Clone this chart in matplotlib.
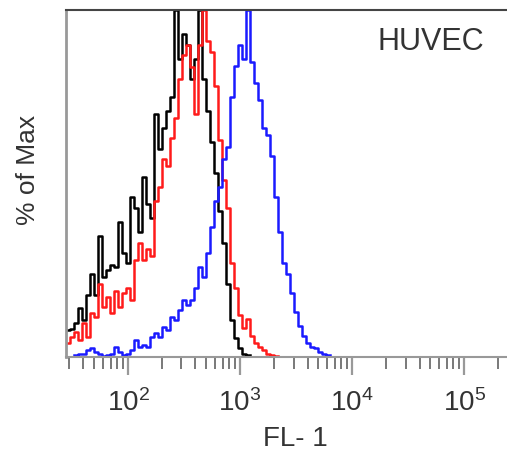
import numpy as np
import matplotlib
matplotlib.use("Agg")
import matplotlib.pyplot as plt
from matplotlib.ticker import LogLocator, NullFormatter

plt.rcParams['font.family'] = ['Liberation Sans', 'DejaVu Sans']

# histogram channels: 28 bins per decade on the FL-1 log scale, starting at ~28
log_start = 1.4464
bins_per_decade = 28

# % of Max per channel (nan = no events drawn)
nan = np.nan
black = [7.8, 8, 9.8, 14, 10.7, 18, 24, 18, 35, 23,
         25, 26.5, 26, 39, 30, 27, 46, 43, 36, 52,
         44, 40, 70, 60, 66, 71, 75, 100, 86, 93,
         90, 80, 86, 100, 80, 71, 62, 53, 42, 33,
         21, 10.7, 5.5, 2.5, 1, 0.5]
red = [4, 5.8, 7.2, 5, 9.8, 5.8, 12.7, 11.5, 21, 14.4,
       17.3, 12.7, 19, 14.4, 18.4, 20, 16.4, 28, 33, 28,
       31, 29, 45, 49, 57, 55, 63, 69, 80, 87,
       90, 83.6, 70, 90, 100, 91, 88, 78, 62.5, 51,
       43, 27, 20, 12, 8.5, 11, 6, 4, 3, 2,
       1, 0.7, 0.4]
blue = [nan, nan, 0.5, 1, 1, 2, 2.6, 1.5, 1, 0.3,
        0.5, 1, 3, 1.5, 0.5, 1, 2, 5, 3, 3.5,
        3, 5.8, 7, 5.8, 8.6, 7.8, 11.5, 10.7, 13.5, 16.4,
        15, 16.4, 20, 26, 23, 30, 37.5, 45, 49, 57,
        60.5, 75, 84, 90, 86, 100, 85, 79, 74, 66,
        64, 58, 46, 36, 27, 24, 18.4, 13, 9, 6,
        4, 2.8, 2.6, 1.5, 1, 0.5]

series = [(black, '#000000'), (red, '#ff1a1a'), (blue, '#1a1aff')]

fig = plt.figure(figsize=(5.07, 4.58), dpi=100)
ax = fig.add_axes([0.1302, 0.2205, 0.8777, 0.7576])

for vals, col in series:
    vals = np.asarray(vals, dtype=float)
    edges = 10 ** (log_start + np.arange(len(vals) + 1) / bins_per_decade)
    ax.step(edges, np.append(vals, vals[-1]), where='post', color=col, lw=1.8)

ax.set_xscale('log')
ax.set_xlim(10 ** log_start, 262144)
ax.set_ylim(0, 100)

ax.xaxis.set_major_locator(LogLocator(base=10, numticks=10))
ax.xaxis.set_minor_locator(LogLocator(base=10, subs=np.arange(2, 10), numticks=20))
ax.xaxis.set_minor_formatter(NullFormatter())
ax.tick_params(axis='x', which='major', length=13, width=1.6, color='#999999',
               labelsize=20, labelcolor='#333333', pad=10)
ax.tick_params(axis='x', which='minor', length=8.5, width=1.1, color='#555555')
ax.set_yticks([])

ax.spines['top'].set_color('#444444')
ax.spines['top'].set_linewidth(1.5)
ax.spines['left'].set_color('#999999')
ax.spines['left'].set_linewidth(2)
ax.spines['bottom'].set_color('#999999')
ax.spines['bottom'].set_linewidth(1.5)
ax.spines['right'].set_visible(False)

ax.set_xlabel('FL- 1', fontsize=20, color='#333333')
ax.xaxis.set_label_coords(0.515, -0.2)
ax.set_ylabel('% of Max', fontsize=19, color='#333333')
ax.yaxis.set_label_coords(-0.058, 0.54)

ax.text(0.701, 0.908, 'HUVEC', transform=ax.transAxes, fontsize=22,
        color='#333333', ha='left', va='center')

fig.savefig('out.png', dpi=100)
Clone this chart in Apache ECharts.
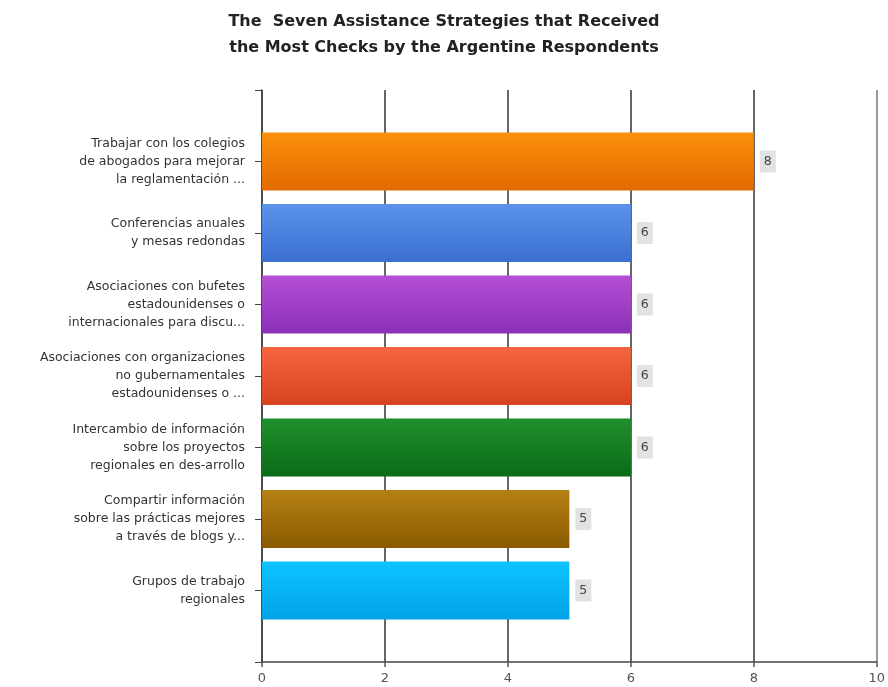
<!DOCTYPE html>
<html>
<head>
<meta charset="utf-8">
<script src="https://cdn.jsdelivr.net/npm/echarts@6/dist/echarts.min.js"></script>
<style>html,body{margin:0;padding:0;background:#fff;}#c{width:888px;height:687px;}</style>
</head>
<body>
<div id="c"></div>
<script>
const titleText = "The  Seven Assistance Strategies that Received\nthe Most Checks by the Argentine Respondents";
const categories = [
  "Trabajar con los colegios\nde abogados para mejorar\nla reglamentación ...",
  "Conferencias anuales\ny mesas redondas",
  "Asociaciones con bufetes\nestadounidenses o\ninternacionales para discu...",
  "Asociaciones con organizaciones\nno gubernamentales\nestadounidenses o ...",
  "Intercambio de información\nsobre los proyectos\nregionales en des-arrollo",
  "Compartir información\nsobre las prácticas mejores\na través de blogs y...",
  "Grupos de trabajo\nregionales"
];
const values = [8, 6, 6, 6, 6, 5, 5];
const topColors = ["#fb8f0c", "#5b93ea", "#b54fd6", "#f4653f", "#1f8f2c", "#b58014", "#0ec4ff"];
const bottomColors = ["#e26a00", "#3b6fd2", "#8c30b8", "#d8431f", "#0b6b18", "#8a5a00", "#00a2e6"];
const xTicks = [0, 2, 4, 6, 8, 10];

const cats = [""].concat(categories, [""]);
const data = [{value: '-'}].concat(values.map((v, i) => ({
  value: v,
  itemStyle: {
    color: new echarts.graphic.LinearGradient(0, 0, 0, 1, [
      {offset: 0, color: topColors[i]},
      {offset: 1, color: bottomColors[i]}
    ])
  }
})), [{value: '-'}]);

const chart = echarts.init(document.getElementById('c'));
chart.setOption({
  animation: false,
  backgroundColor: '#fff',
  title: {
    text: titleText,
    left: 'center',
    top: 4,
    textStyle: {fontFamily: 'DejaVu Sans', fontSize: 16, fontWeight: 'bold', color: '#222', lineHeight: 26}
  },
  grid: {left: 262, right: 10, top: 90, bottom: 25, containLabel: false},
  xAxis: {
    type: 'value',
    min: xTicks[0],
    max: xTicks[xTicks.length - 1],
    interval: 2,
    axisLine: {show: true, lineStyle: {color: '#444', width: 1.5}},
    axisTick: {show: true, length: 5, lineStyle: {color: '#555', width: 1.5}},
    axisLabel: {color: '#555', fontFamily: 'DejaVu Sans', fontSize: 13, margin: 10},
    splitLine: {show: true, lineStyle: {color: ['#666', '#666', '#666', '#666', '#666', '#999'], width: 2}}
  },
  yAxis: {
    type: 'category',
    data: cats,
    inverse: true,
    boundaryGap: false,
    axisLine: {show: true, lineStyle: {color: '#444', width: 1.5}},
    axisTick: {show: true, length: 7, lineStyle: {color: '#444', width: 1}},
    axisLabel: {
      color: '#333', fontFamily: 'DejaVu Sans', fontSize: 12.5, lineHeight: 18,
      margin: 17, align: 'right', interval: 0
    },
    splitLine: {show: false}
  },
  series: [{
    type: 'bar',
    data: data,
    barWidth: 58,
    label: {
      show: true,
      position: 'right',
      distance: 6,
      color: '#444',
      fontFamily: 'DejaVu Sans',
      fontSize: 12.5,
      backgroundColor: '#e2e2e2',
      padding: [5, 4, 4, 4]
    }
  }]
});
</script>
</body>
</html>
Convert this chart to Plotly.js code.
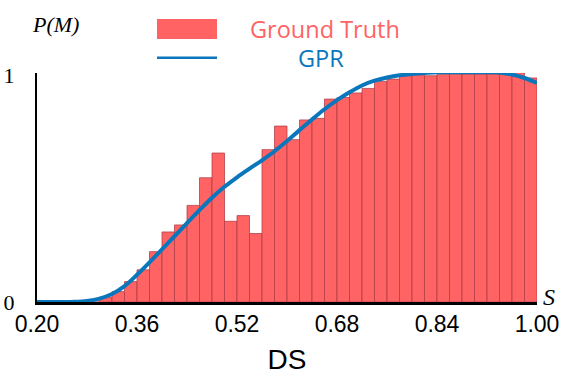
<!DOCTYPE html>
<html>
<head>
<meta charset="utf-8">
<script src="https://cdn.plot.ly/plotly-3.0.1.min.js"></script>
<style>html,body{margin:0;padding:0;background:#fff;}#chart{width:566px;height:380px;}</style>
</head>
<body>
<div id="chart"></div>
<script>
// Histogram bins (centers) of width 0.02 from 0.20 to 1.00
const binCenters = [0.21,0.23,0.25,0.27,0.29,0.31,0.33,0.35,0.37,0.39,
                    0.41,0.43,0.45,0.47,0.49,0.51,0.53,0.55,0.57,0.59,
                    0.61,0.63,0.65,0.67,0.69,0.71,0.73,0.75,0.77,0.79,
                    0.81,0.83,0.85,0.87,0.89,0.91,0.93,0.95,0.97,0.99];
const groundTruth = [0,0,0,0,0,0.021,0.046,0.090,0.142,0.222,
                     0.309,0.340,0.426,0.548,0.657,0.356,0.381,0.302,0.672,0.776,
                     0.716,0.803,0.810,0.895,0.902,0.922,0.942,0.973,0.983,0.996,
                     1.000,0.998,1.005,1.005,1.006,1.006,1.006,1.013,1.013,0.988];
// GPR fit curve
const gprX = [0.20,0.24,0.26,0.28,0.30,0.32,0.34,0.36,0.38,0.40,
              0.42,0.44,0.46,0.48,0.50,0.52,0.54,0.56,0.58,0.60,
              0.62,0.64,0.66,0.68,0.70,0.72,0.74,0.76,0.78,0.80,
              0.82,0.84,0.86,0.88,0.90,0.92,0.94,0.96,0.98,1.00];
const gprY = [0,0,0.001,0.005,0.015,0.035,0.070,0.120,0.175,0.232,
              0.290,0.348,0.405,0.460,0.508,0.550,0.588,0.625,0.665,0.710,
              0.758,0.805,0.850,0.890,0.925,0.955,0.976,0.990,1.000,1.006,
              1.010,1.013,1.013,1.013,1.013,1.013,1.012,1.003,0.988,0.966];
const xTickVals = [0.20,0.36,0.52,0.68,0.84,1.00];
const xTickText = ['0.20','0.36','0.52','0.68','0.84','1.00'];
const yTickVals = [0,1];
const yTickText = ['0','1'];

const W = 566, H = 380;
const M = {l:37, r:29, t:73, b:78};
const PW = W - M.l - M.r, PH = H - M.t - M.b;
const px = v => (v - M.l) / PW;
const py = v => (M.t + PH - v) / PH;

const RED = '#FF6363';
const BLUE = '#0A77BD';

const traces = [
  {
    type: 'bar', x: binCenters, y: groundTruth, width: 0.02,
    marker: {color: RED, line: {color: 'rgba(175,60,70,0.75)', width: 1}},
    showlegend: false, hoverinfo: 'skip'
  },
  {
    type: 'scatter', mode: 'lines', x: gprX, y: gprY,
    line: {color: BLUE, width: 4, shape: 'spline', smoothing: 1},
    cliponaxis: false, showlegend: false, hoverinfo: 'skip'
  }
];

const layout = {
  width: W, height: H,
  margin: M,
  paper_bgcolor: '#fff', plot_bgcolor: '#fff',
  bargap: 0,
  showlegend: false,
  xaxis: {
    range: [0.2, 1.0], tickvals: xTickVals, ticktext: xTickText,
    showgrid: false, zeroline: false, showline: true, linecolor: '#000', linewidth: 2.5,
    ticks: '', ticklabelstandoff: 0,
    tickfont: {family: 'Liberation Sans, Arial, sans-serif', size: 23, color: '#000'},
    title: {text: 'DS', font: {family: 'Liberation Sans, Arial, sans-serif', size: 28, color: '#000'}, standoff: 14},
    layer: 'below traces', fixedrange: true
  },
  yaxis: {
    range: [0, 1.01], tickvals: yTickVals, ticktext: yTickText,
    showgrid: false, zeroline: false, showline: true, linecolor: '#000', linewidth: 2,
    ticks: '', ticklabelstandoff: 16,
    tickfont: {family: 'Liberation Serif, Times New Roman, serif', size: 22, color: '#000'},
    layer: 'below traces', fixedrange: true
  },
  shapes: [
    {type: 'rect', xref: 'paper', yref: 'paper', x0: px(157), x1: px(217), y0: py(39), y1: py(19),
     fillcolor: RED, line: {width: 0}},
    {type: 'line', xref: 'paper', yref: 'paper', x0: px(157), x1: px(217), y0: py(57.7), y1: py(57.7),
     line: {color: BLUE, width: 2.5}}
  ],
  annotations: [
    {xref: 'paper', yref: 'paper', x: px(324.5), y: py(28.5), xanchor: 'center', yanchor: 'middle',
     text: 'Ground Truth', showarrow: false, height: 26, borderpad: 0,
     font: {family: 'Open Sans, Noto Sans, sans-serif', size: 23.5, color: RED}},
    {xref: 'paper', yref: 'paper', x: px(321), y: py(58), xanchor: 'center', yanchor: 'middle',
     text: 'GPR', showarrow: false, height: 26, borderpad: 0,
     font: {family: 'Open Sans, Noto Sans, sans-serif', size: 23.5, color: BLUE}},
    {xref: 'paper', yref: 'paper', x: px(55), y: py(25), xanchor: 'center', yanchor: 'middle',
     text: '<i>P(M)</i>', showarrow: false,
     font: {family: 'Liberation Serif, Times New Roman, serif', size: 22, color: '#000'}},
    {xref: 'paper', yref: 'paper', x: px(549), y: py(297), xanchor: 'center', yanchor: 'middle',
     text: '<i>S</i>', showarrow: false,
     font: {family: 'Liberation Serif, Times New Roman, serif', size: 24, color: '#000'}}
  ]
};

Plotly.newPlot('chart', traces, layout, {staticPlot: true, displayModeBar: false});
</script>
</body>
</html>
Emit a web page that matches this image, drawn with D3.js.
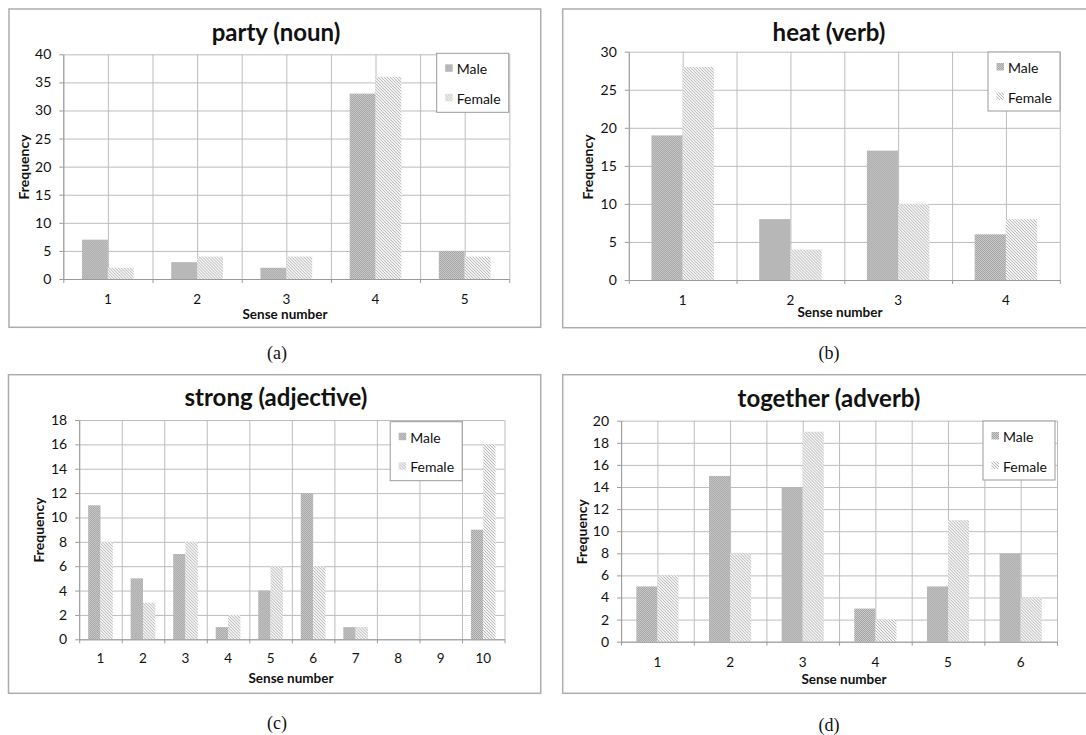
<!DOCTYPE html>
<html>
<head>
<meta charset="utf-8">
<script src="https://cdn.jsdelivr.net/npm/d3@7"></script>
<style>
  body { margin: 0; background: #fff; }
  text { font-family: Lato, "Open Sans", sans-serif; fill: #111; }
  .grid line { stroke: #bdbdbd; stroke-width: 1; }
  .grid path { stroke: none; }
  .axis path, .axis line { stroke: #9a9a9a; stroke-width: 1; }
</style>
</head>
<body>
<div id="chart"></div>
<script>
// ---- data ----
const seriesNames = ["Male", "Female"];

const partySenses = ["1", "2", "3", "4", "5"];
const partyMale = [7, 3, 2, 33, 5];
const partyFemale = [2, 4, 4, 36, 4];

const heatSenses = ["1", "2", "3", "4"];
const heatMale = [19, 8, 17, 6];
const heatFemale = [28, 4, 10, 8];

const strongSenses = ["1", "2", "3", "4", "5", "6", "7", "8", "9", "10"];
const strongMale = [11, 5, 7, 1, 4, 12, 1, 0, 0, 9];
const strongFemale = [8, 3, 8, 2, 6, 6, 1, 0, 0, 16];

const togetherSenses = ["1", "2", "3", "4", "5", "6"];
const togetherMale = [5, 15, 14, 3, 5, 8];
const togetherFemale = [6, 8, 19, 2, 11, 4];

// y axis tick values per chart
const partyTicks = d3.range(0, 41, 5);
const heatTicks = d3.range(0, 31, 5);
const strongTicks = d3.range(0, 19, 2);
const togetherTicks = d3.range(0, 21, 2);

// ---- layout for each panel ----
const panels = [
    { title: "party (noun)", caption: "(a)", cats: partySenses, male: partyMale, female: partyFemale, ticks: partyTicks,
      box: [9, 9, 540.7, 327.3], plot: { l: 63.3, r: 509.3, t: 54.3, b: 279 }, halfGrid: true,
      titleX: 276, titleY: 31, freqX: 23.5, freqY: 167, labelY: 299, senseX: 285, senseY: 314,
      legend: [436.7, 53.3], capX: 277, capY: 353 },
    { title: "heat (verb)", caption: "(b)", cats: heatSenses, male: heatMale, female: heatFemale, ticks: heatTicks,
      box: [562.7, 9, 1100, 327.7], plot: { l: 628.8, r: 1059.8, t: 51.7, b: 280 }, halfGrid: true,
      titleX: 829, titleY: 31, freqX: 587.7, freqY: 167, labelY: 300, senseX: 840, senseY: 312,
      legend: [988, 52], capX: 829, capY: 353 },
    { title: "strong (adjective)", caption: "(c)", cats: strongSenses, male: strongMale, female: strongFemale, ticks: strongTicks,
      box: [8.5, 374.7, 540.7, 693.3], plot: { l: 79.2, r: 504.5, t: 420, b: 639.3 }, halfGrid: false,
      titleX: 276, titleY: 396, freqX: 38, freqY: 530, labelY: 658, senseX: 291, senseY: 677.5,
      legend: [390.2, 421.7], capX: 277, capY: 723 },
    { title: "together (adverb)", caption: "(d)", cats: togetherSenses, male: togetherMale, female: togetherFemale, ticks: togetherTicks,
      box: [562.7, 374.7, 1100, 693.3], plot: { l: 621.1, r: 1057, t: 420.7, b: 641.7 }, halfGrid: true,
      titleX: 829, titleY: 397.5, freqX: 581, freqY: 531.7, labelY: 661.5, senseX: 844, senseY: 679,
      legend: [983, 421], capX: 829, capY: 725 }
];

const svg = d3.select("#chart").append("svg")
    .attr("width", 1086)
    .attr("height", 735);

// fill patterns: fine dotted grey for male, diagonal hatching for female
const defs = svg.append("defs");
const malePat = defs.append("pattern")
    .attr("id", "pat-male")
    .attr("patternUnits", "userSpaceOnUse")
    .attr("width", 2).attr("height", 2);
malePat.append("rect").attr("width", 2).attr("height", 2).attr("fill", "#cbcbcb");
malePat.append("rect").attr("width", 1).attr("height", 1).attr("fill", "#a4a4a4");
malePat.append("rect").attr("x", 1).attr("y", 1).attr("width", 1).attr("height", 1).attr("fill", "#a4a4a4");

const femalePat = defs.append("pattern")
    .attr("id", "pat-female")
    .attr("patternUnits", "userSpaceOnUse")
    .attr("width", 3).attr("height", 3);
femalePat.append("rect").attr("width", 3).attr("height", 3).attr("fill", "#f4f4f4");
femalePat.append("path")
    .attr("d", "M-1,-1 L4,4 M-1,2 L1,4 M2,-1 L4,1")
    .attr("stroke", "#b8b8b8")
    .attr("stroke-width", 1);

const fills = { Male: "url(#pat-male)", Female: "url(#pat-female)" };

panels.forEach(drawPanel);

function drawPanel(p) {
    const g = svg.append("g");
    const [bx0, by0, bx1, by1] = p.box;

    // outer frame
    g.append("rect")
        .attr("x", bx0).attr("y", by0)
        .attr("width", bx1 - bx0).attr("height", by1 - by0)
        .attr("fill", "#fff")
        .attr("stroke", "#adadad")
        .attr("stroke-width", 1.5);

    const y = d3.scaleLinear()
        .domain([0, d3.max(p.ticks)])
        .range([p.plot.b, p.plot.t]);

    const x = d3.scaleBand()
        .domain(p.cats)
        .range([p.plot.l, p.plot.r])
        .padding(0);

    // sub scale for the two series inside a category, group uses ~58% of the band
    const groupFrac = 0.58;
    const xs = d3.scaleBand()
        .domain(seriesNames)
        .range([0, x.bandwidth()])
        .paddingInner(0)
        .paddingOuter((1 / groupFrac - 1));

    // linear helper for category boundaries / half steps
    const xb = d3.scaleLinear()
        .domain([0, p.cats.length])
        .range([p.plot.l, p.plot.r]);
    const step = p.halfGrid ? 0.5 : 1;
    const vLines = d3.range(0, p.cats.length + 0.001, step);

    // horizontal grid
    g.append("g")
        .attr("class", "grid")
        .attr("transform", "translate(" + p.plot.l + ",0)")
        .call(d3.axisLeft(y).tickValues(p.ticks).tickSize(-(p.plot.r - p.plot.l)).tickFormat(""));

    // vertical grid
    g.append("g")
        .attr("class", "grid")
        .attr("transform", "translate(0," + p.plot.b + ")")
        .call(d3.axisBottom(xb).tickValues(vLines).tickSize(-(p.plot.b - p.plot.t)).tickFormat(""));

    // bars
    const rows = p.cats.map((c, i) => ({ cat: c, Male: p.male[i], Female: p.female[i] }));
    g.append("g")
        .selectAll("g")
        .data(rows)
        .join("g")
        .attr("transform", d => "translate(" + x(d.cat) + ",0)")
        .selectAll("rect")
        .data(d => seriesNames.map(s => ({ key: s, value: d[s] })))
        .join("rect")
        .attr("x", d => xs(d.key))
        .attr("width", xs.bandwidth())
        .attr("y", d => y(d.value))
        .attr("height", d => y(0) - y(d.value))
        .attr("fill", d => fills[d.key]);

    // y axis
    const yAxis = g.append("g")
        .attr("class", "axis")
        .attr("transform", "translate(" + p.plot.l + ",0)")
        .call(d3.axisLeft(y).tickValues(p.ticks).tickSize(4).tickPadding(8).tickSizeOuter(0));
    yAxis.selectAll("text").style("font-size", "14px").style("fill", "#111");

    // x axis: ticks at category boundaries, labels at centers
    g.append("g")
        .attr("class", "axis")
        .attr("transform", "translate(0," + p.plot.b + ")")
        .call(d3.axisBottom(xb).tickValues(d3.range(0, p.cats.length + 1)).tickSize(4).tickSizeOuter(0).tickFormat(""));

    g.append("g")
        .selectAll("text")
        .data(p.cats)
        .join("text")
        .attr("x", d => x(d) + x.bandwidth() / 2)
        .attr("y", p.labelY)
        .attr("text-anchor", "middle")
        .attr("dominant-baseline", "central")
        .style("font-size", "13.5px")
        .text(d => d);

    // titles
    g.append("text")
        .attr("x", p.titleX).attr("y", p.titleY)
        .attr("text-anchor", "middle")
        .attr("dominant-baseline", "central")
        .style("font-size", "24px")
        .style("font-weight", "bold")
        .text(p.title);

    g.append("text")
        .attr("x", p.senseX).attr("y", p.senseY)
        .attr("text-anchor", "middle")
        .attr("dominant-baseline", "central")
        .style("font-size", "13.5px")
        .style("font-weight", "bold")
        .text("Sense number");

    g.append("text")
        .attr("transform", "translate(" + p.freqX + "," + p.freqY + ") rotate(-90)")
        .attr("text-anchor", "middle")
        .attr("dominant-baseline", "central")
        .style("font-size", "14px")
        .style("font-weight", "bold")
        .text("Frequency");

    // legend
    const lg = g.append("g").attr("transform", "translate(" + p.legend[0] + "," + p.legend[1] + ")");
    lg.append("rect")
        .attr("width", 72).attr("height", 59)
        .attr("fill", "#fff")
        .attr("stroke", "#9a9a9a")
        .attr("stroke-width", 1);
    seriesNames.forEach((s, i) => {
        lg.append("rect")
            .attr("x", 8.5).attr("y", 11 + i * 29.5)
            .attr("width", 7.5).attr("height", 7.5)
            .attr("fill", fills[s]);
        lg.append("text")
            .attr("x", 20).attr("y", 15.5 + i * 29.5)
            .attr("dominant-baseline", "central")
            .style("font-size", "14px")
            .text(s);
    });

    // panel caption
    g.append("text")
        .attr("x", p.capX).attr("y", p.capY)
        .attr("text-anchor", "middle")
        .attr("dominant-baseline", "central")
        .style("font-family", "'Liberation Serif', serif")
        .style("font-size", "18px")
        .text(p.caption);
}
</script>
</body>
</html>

■ **TASK DESCRIPTION**
Would you reproduce the lines above, from the very first through the line containing "ax.set_ylim(0, 100)", exactly and without the pictures?

■ **ANSWER TO THIS PROBLEM**
Clone this chart in matplotlib.
import numpy as np
import matplotlib
matplotlib.use("Agg")
import matplotlib.pyplot as plt
from matplotlib.ticker import LogLocator, NullFormatter

plt.rcParams['font.family'] = ['Liberation Sans', 'DejaVu Sans']

# histogram channels: 28 bins per decade on the FL-1 log scale, starting at ~28
log_start = 1.4464
bins_per_decade = 28

# % of Max per channel (nan = no events drawn)
nan = np.nan
black = [7.8, 8, 9.8, 14, 10.7, 18, 24, 18, 35, 23,
         25, 26.5, 26, 39, 30, 27, 46, 43, 36, 52,
         44, 40, 70, 60, 66, 71, 75, 100, 86, 93,
         90, 80, 86, 100, 80, 71, 62, 53, 42, 33,
         21, 10.7, 5.5, 2.5, 1, 0.5]
red = [4, 5.8, 7.2, 5, 9.8, 5.8, 12.7, 11.5, 21, 14.4,
       17.3, 12.7, 19, 14.4, 18.4, 20, 16.4, 28, 33, 28,
       31, 29, 45, 49, 57, 55, 63, 69, 80, 87,
       90, 83.6, 70, 90, 100, 91, 88, 78, 62.5, 51,
       43, 27, 20, 12, 8.5, 11, 6, 4, 3, 2,
       1, 0.7, 0.4]
blue = [nan, nan, 0.5, 1, 1, 2, 2.6, 1.5, 1, 0.3,
        0.5, 1, 3, 1.5, 0.5, 1, 2, 5, 3, 3.5,
        3, 5.8, 7, 5.8, 8.6, 7.8, 11.5, 10.7, 13.5, 16.4,
        15, 16.4, 20, 26, 23, 30, 37.5, 45, 49, 57,
        60.5, 75, 84, 90, 86, 100, 85, 79, 74, 66,
        64, 58, 46, 36, 27, 24, 18.4, 13, 9, 6,
        4, 2.8, 2.6, 1.5, 1, 0.5]

series = [(black, '#000000'), (red, '#ff1a1a'), (blue, '#1a1aff')]

fig = plt.figure(figsize=(5.07, 4.58), dpi=100)
ax = fig.add_axes([0.1302, 0.2205, 0.8777, 0.7576])

for vals, col in series:
    vals = np.asarray(vals, dtype=float)
    edges = 10 ** (log_start + np.arange(len(vals) + 1) / bins_per_decade)
    ax.step(edges, np.append(vals, vals[-1]), where='post', color=col, lw=1.8)

ax.set_xscale('log')
ax.set_xlim(10 ** log_start, 262144)
ax.set_ylim(0, 100)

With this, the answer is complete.